■ **Task to carry out**
The required output is the exact run of lines from the line containing "Emit a Python" to the line containing "from matplotlib.lines import Line2D", inclusive, and nothing besides.

■ **Dataset excerpts**
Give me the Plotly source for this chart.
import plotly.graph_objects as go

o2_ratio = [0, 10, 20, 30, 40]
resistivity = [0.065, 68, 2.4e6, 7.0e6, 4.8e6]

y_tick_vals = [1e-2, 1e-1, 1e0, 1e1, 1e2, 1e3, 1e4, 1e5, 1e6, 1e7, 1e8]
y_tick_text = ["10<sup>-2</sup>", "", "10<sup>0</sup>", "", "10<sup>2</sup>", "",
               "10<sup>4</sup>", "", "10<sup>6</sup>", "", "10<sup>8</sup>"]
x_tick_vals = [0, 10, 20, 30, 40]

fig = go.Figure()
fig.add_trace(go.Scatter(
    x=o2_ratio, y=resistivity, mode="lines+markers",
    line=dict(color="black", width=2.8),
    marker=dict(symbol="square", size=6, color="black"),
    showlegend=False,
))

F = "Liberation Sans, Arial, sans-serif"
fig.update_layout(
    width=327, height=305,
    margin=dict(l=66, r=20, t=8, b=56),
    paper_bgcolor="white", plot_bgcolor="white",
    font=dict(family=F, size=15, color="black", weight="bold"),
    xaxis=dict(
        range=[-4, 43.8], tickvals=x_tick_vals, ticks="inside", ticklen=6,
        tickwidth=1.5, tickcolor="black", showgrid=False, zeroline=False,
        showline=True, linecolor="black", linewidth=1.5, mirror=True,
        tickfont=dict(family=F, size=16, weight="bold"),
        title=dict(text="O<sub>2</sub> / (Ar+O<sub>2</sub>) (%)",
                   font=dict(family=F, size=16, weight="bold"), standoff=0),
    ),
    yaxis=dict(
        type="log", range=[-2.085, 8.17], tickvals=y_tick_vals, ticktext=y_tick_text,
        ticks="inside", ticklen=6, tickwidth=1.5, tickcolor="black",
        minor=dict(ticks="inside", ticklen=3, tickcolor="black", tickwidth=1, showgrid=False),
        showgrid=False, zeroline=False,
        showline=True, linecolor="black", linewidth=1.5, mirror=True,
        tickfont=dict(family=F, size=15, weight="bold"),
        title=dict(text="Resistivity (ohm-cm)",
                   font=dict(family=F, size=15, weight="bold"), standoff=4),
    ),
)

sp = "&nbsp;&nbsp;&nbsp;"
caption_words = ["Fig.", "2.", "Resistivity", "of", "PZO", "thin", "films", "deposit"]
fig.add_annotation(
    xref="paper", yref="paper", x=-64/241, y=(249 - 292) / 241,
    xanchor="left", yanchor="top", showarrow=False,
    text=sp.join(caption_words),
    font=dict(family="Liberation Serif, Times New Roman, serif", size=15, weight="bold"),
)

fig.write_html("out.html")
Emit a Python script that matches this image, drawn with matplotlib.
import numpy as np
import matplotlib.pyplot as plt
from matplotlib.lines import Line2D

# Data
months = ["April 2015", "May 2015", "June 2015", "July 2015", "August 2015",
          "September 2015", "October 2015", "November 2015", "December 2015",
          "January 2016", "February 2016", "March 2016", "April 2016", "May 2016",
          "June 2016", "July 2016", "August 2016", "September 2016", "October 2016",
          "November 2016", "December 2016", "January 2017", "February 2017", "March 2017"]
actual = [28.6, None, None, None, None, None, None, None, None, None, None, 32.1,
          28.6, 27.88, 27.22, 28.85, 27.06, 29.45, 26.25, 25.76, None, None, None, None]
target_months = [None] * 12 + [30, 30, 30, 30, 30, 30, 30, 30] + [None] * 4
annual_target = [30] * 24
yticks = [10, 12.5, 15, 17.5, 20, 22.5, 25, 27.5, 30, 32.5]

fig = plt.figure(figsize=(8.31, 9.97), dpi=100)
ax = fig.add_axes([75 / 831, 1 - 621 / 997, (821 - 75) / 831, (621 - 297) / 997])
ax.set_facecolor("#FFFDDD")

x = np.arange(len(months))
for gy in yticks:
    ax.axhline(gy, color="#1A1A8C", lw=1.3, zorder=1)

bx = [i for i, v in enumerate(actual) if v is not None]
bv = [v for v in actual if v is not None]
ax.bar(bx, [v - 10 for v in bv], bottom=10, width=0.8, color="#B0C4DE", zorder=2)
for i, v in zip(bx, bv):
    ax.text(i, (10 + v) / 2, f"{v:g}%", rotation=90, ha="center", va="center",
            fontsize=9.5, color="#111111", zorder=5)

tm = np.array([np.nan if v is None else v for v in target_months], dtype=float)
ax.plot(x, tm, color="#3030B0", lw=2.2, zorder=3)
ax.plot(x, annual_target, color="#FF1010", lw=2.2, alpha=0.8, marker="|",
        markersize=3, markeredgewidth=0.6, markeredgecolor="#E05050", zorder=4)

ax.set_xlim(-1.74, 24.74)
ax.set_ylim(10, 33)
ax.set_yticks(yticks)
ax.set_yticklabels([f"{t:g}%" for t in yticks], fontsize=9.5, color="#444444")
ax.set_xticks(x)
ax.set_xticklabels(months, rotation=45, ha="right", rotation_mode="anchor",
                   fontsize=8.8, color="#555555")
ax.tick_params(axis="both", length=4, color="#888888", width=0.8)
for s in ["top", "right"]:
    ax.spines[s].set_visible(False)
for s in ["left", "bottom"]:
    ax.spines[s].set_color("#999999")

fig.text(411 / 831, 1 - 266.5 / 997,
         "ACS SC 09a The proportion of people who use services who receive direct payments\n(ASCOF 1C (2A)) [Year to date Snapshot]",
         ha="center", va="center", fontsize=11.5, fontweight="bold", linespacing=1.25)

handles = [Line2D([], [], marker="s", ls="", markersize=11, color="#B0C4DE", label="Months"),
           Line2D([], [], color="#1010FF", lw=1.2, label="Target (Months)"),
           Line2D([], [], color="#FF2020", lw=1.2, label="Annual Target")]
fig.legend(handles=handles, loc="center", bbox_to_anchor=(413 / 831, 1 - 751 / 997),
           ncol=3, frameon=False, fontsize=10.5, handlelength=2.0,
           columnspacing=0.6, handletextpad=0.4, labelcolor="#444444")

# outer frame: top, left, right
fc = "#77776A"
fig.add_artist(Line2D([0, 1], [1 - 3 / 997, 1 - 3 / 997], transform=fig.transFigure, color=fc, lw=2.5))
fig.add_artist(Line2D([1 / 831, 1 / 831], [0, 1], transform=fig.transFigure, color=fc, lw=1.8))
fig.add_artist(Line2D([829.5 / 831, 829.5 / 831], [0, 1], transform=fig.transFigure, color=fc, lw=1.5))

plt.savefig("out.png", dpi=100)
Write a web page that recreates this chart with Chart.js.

■ **Task response**
Emit a Python script that matches this image, drawn with matplotlib.
import numpy as np
import matplotlib.pyplot as plt
from matplotlib.lines import Line2D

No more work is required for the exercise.